«
item10

The Design Workshop

Adding a search feature to your site

« Ð

The Atomz search feature works by creating an index of the HTML text it finds on the pages at the location you give for that account. If your site makes extensive use of graphic images of text, note that these ‘words’ will not be able to be indexed, and therefore won’t be searchable. The indexing process begins by looking at the default page supplied by the Web server: almost always the index.html file. It stores a copy of all the text if finds there, follows each internal link it finds, indexes any text content on those pages, and follows any further links. This process continues until all pages that are available within the supplied URL and that are findable, whether via being the default served page or through links, have been read.

This indexing process won’t touch pages outside the URL you supply, so if you link to www.apple.com anywhere you don’t have to worry about your searches throwing up hundreds of pages from there. If you have an area on your site which you don’t want indexed but which is both within the URL you supplied and is linked to from one or more pages, you can use options in your Atomz account pages to specify pages or complete directories which shouldn’t be indexed. This ability has a few useful options; for example you can choose to have a page followed but not indexed or not followed at all, using ‘URL masks’. This is found in the Options section of your Atomz account pages.

If you want to have a page indexed but none of the links followed, put its URL into the URL mask field on the site as an included (rather than excluded) URL mask, with ‘nofollow’ after the address. The page’s text content will be read, but any addresses will be ignored. Alternatively, if you’d like a page’s links to be followed but any text content to be ignored, for example with a table of contents listing, where it doesn’t make much sense to use in searches but it does provide routes to many more suitable pages, put ‘noindex’ at the end of the line, as in ‘include http://www.mysite.com/contents.html noindex’.

Conversely, if you want to index specific pages or areas which aren’t linked to from the main entrypoint, use the URL Entrypoints page to list these addresses. This is also useful if your site uses more than one domain for part of its content.

A number of common words will be automatically excluded from the indexing process. It doesn’t normally make any sense keeping track of words such as a, an, the, is, and so on, and so these are automatically listed in the Excluded Words list in your Atomz account. You can add more to this list if you have any words that you don’t want to be used in searches to keep irrelevant results from being offered.

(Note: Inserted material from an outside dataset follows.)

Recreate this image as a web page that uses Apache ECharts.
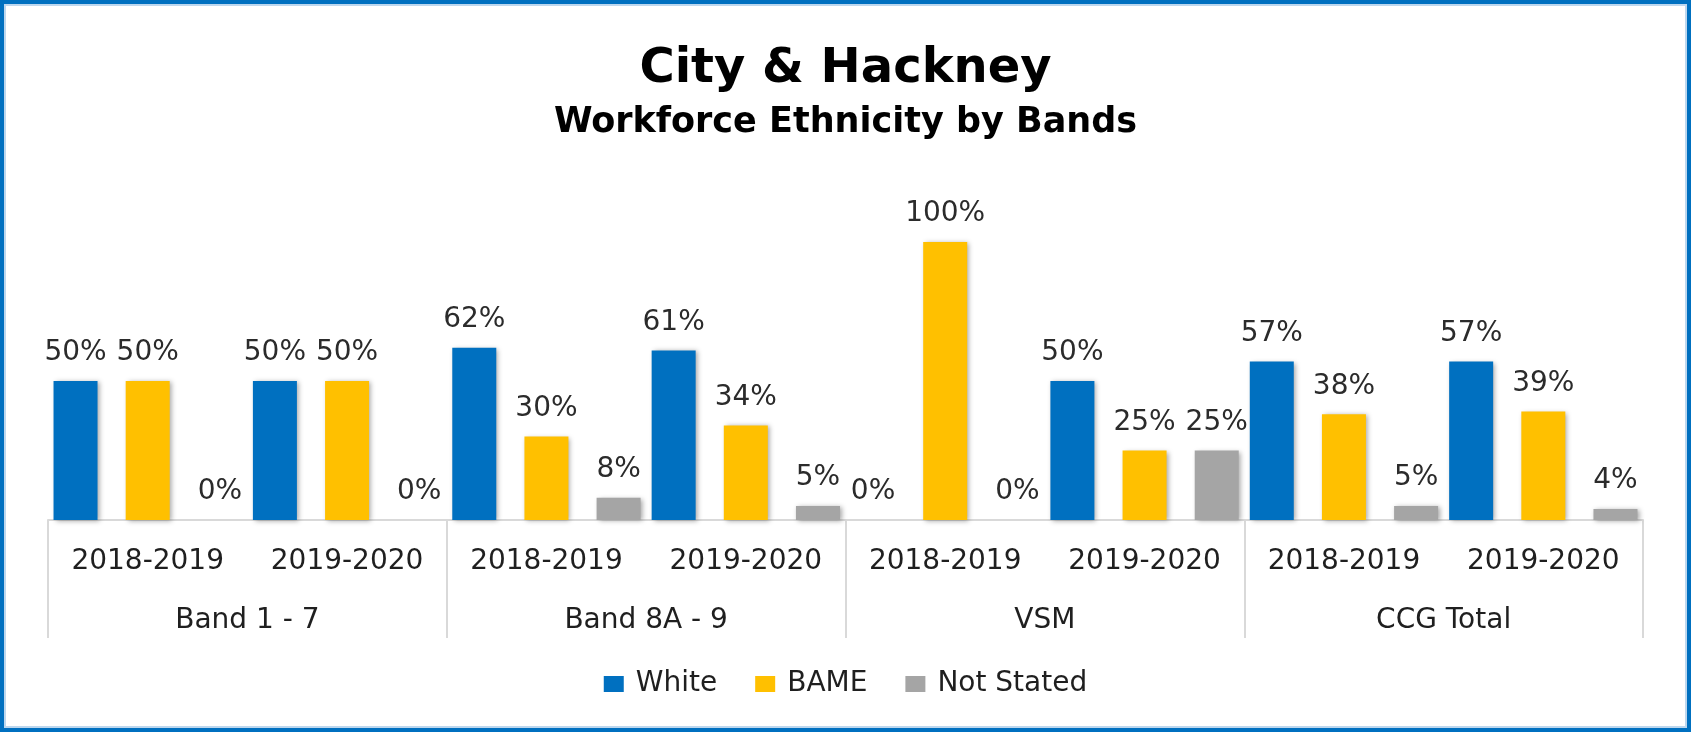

And finally, if your site uses frames you may want to specify a specific frame target name to be used with links in the search results page. This ensures that pages are opened in the appropriate frame of your site rather than taking over the whole browser window. If you don’t use frames then the default target of ‘_self’ is almost certainly the most appropriate - although in some cases forcing a new window to open up for each clicked result by using ‘_blank’ instead may be worth considering.